Note: as of 2/5/2021, due to changes in Indeed's page structure, the scraper might no longer work correctly.
This repo contains some Jupyter notebooks and accessory functions exploring the use of the Structural Topic Model on a corpus of job offers scraped from indeed.co.uk. This exercies is meant to be an example of usage of stm and the relative R package, and the results presented don't have any real statistical validity.
The documents contained are:
- CleanIndeedG.R: incorporate "CoordIndeedG.R" and "CleanSalaryIndeedG.R"

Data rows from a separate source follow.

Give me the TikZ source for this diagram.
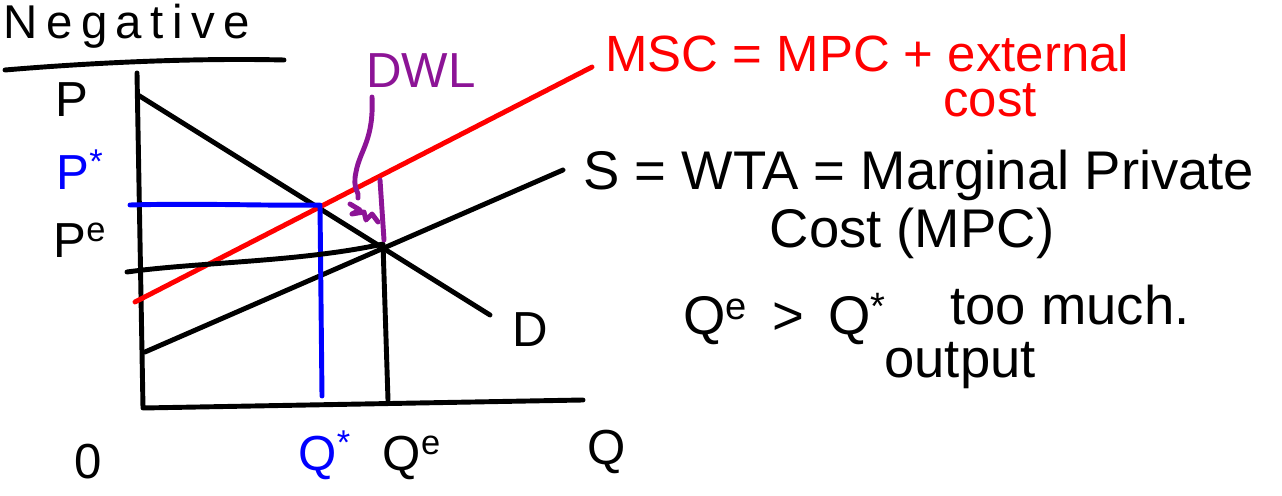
\documentclass[tikz,border=0pt]{standalone}
\usepackage{fontspec}
\setmainfont{Liberation Sans}
\usetikzlibrary{arrows.meta, positioning, calc}

\definecolor{inkred}{RGB}{255,0,0}
\definecolor{inkblue}{RGB}{0,0,255}
\definecolor{inkpurple}{RGB}{140,20,150}

\tikzset{
  pen/.style={line width=2.8pt, line cap=round, line join=round},
  hand/.style={font=\fontsize{28}{30}\selectfont, inner sep=0pt},
  bighand/.style={font=\fontsize{31}{33}\selectfont, inner sep=0pt},
  nodesc/.style={text depth=0pt},
  lowtop/.style={text height=0.55em}
}

\begin{document}
\begin{tikzpicture}[x=0.02cm, y=-0.02cm]
  \useasboundingbox (0,0) rectangle (1282,496);

  % title
  \node[font=\fontsize{27}{29}\selectfont\addfontfeature{LetterSpace=18},
        inner sep=0pt, text height=0.72em, anchor=base west] (title) at (3,39) {Negative};
  \coordinate (ulA) at (5,70);
  \coordinate (ulB) at (284,60);
  \draw[pen] (ulA) .. controls (100,62) and (200,58) .. (ulB);

  % axes
  \coordinate (ytop) at (137,73);
  \coordinate (orig) at (143,408);
  \coordinate (xend) at (583,400);
  \draw[pen] (ytop) -- (orig) -- (xend);

  % curves
  \coordinate (dA) at (138,95);
  \coordinate (dB) at (490,315);
  \coordinate (sA) at (145,352);
  \coordinate (sB) at (563,170);
  \coordinate (mA) at (135,302);
  \coordinate (mB) at (592,67);
  \draw[pen] (dA) -- (dB);
  \draw[pen] (sA) -- (sB);
  \draw[pen, inkred] (mA) -- (mB);

  % equilibrium and optimum
  \coordinate (opt) at (320,205);
  \coordinate (eq) at (383,244);
  \coordinate (pstar) at (130,205);
  \coordinate (qstar) at (322,396);
  \coordinate (pe) at (127,272);
  \coordinate (qe) at (388,400);
  \draw[pen, inkblue] (pstar) .. controls (200,203) and (270,206) .. (opt) -- (qstar);
  \draw[pen] (pe) .. controls (200,262) and (300,262) .. (eq) -- (qe);

  % DWL
  \coordinate (dwlTop) at (380,180);
  \coordinate (dwlBot) at (384,240);
  \draw[pen, inkpurple] (dwlTop) -- (dwlBot);
  \coordinate (leadA) at (372,97);
  \coordinate (leadB) at (358,198);
  \draw[pen, inkpurple] (leadA) .. controls (374,140) and (360,150) .. (356,172)
    .. controls (352,190) and (360,192) .. (leadB);
  \draw[pen, inkpurple] (350,204) -- (360,210) -- (352,214) -- (364,212)
    -- (366,220) -- (372,214) -- (378,222);
  \node[hand, inkpurple, anchor=base west] (dwl) at (366,88) {DWL};

  % axis labels
  \node[hand] (pLbl) at (72,100) {P};
  \node[hand, inkblue] (pstarLbl) at (80,170) {P\textsuperscript{*}};
  \node[hand] (peLbl) at (80,240) {P\textsuperscript{e}};
  \node[hand] (zero) at (88,462) {0};
  \node[hand, inkblue] (qstarLbl) at (325,455) {Q\textsuperscript{*}};
  \node[hand] (qeLbl) at (412,458) {Q\textsuperscript{e}};
  \node[hand] (qLbl) at (607,452) {Q};
  \node[hand] (dLbl) at (530,330) {D};

  % notes
  \node[bighand, font=\fontsize{29}{31}\selectfont, inkred, nodesc, anchor=base west]
    (msc) at (605,72) {MSC = MPC + external};
  \node[bighand, font=\fontsize{29}{31}\selectfont, inkred, lowtop, anchor=base]
    (mscB) at (990,117) {cost};
  \node[bighand, anchor=base west] (sLbl) at (583,190) {S = WTA = Marginal Private};
  \node[bighand, anchor=base] (sLblB) at (912,248) {Cost (MPC)};
  \node[bighand, anchor=base west] (cmp) at (683,335) {Q\textsuperscript{e} \,>\, Q\textsuperscript{*}};
  \node[bighand, nodesc, anchor=base west] (cmpB) at (950,325) {too much.};
  \node[bighand, lowtop, anchor=base] (cmpC) at (960,378) {output};
\end{tikzpicture}
\end{document}
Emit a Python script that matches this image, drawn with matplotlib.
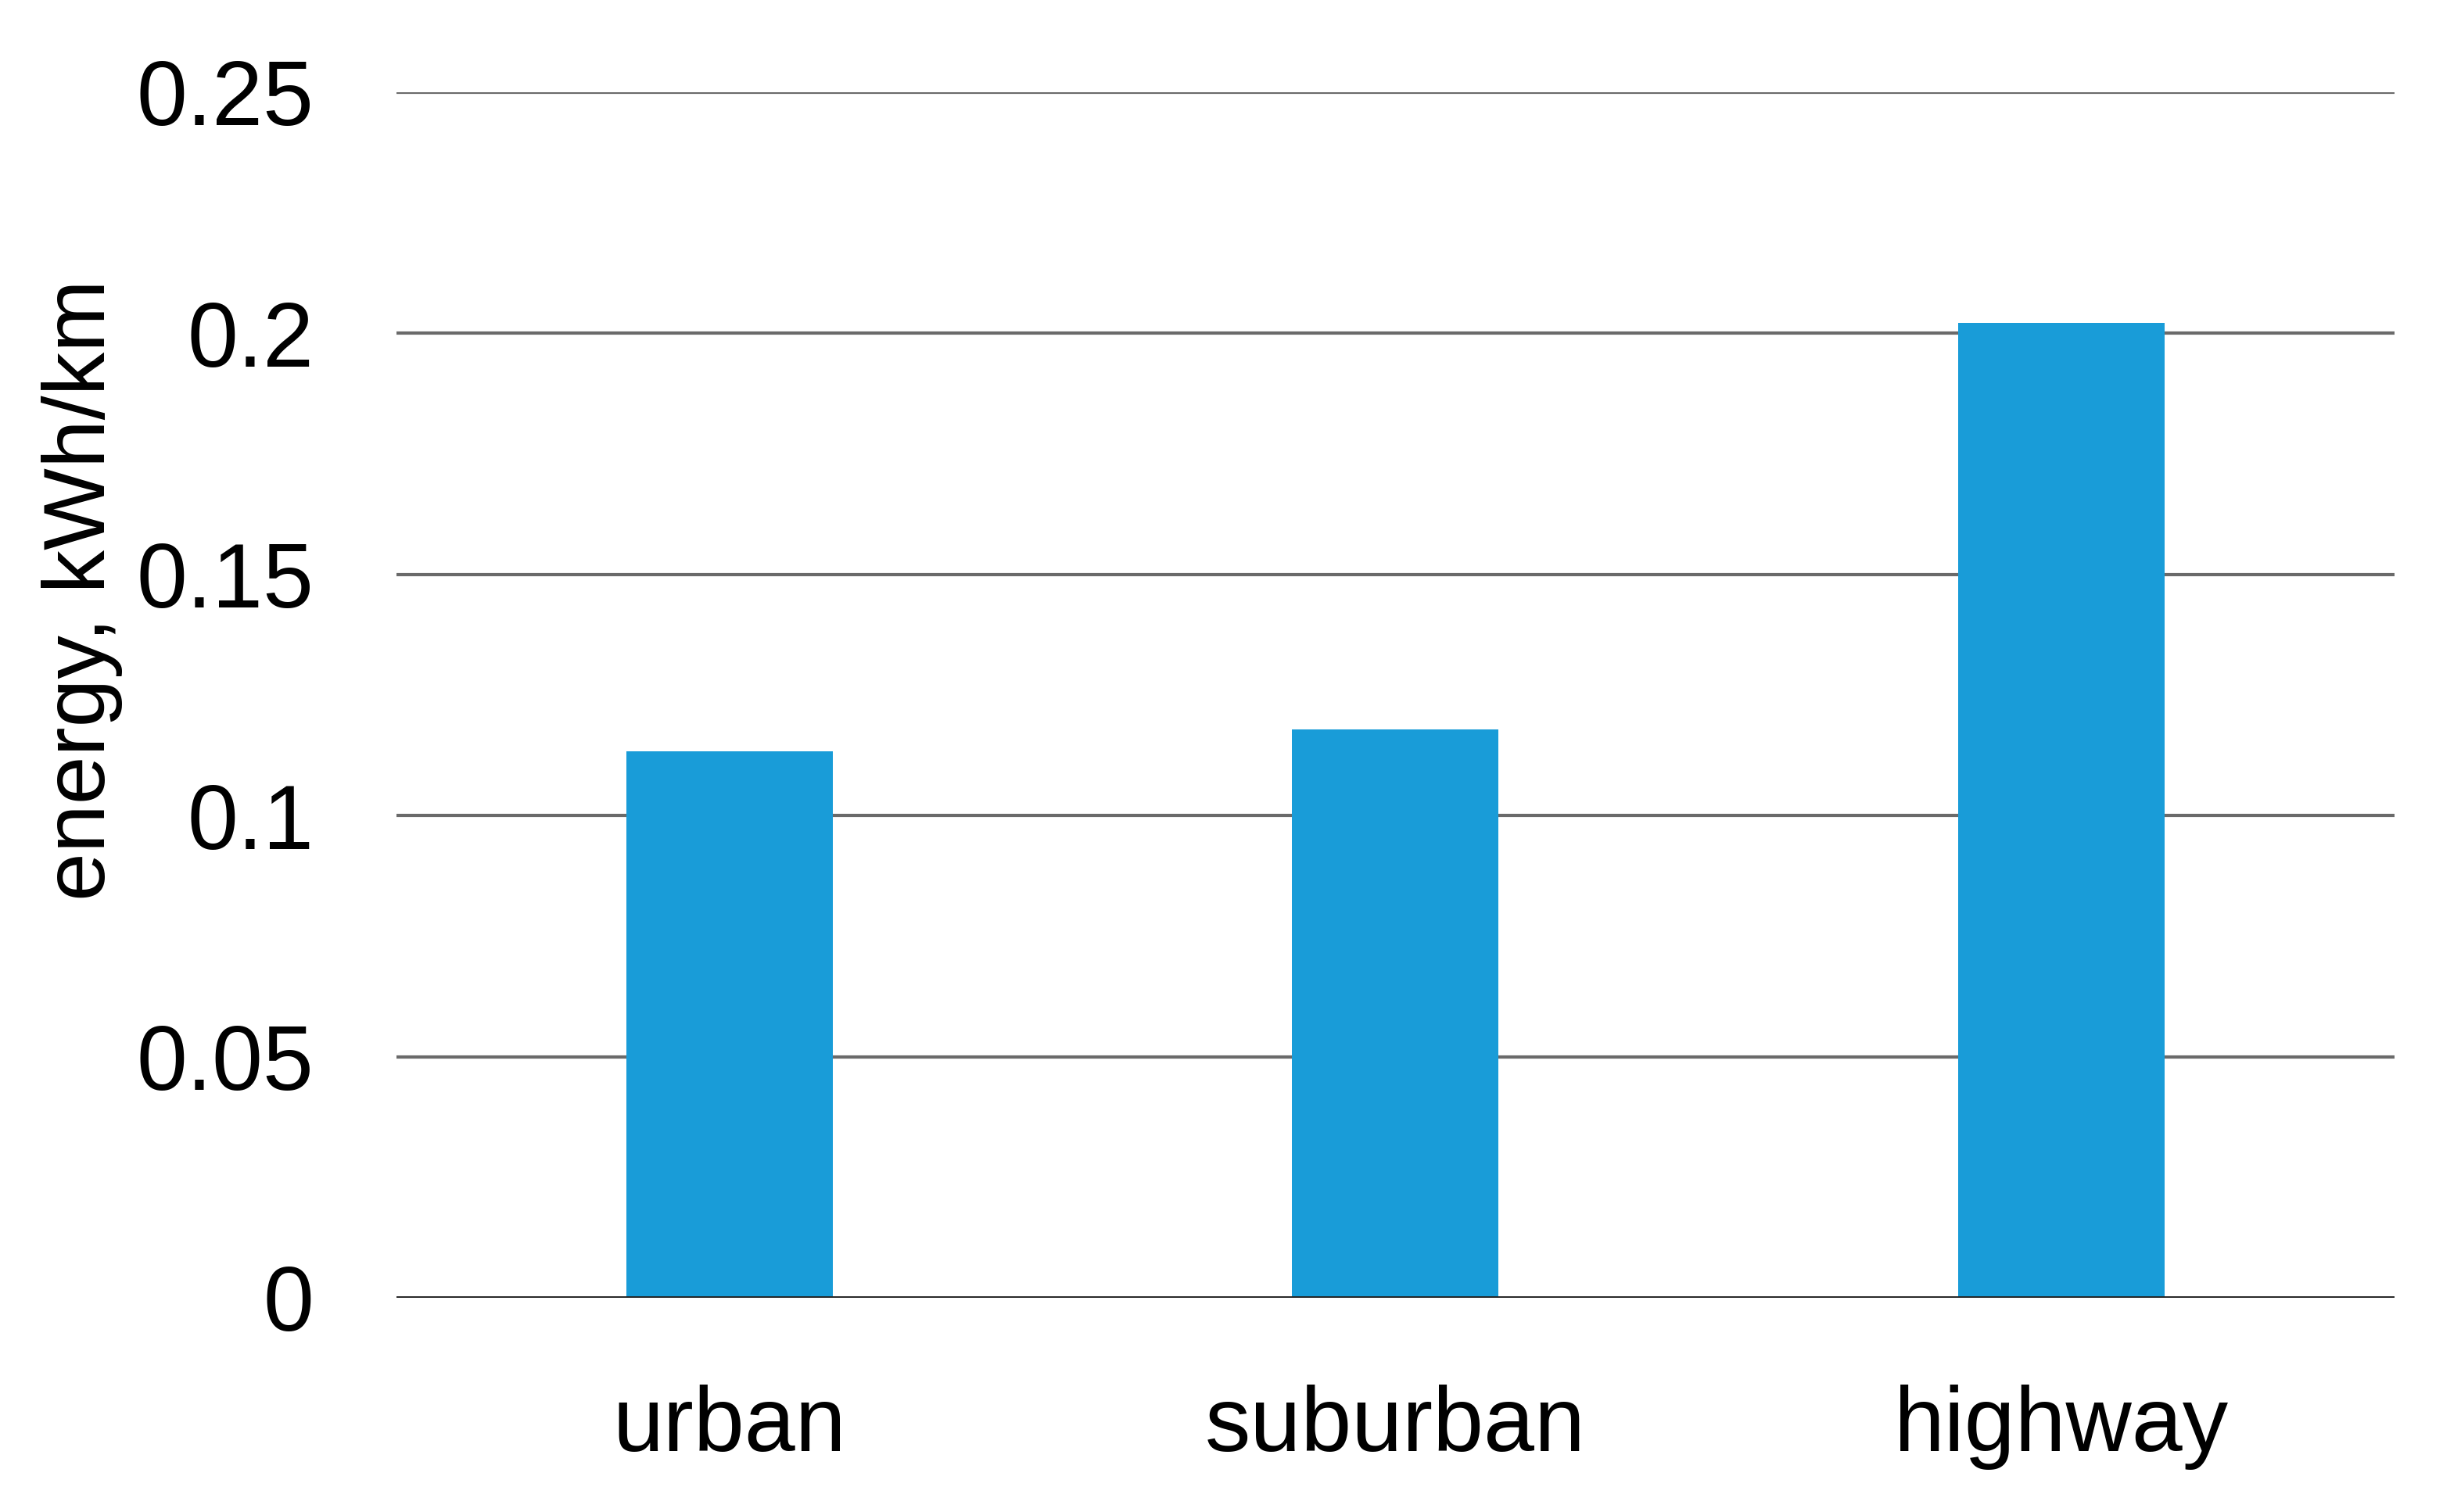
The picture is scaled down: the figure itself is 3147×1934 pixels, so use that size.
import matplotlib.pyplot as plt

# values
categories = ["urban", "suburban", "highway"]
energy = [0.1133, 0.1178, 0.2021]
yticks = [0, 0.05, 0.1, 0.15, 0.2, 0.25]
ytick_labels = ["0", "0.05", "0.1", "0.15", "0.2", "0.25"]

plt.rcParams['font.family'] = ['Liberation Sans Narrow', 'Liberation Sans', 'DejaVu Sans']

fig = plt.figure(figsize=(31.47, 19.34), dpi=100)
ax = fig.add_axes([0.161, 0.1417, 0.812, 0.7973])

x = range(len(categories))
ax.bar(x, energy, width=0.31, color="#199cd8", zorder=3)

ax.set_xlim(-0.5, 2.5)
ax.set_ylim(0, 0.25)
ax.set_yticks(yticks)
ax.set_yticklabels(ytick_labels)
ax.set_xticks(list(x))
ax.set_xticklabels(categories)

# horizontal grid only
for y in yticks[1:]:
    ax.axhline(y, color="#6a6a6a", lw=3.0, zorder=1)
ax.axhline(0, color="#222222", lw=3.5, zorder=4)

for s in ax.spines.values():
    s.set_visible(False)
ax.tick_params(axis="both", length=0, labelsize=84, colors="black")
ax.tick_params(axis="y", pad=76)
ax.tick_params(axis="x", pad=80)

ax.set_ylabel("energy, kWh/km", fontsize=80)
ax.yaxis.set_label_coords(-0.137, 0.587)

fig.savefig("out.png", dpi=100, facecolor="white")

- CoordIndeedG.R: function to extrapolate coordinates from vacancies on Indeed and store them in two new columns;
- CleanSalaryIndeedG.R: function to extrapolate min and max salary and factor by which the rate is computed;
- Indeed RJupyterNB.ipynb: notebook with data scraping and cleaning workflow;
- Indeed RJupyterNB2b.ipynb: notebook with model selection and overview of main functions of stm;
- Indeed RJupyterNB3_Salaries_Location.ipynb: notebook with analysis of topic content metadata (salary and dummy variable with location in Newcastle);
- ScrapingIndeedCodeG.R: the function presented in the first section of "Indeed RJupyter.ipynb" to scrape data from Indeed;
- totaljobs.txt: dataset
- totaljobsCoord.txt: dataset with coordinates
- totaljobsCoordRates.txt: dataset with coordinates and salary rates.
The documents have also been published in my personal blog.